■ **Goal**:
Locate every line below that contains the word "this" and copy it.

* begin Available data *

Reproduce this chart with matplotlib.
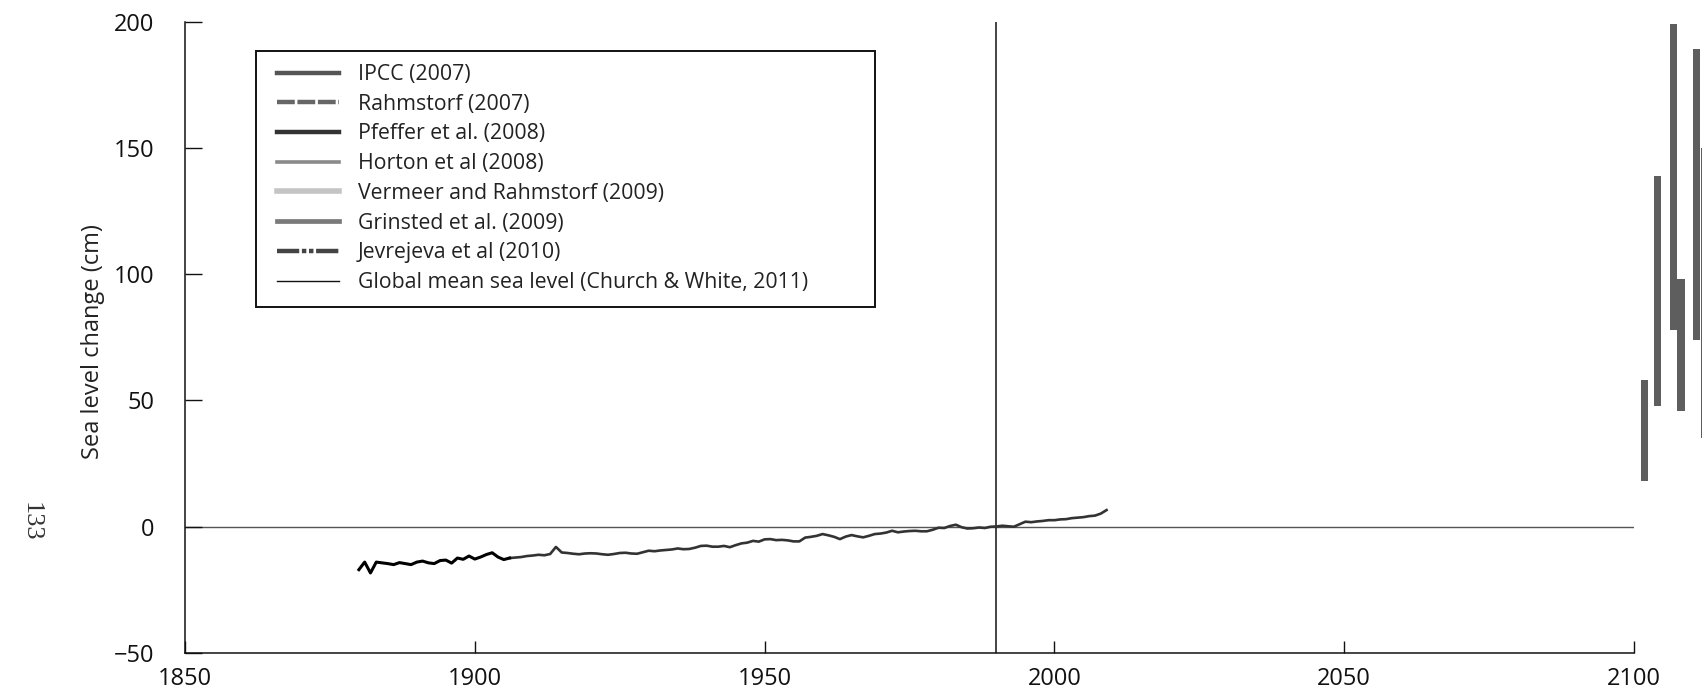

* end Available data *
* begin Available data *

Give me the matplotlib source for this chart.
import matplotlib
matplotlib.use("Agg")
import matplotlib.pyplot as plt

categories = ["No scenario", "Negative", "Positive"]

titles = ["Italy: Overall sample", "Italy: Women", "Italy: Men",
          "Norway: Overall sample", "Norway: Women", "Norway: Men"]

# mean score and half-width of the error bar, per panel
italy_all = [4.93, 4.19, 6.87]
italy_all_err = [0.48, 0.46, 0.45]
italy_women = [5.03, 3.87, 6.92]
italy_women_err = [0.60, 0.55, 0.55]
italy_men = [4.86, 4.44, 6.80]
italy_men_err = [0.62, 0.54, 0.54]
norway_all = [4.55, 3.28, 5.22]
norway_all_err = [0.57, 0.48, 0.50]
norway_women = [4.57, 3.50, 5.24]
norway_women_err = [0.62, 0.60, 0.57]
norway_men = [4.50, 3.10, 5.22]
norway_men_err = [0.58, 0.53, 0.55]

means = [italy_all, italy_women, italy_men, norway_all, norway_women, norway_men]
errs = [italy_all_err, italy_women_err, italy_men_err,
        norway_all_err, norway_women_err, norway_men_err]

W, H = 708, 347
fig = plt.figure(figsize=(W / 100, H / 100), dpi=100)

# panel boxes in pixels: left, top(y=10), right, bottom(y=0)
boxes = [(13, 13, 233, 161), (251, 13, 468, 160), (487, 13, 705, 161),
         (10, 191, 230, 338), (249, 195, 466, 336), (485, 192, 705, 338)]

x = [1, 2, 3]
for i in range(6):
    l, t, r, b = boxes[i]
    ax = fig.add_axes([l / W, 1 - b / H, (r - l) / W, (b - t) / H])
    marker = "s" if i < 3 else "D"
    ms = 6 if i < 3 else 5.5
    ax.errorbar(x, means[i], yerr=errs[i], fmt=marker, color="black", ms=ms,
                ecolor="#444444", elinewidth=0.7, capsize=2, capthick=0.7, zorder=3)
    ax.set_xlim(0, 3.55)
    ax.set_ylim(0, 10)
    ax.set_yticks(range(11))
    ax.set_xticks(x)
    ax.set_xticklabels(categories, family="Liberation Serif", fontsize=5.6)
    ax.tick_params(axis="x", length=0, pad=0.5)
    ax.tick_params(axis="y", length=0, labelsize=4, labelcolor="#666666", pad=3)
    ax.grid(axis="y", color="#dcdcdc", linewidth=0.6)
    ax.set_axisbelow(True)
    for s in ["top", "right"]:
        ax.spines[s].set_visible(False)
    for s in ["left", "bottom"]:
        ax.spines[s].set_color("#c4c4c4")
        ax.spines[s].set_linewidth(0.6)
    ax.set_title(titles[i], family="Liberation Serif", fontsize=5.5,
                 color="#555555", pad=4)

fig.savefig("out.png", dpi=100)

* end Available data *

■ **Finished task**:
Reproduce this chart with matplotlib.
Give me the matplotlib source for this chart.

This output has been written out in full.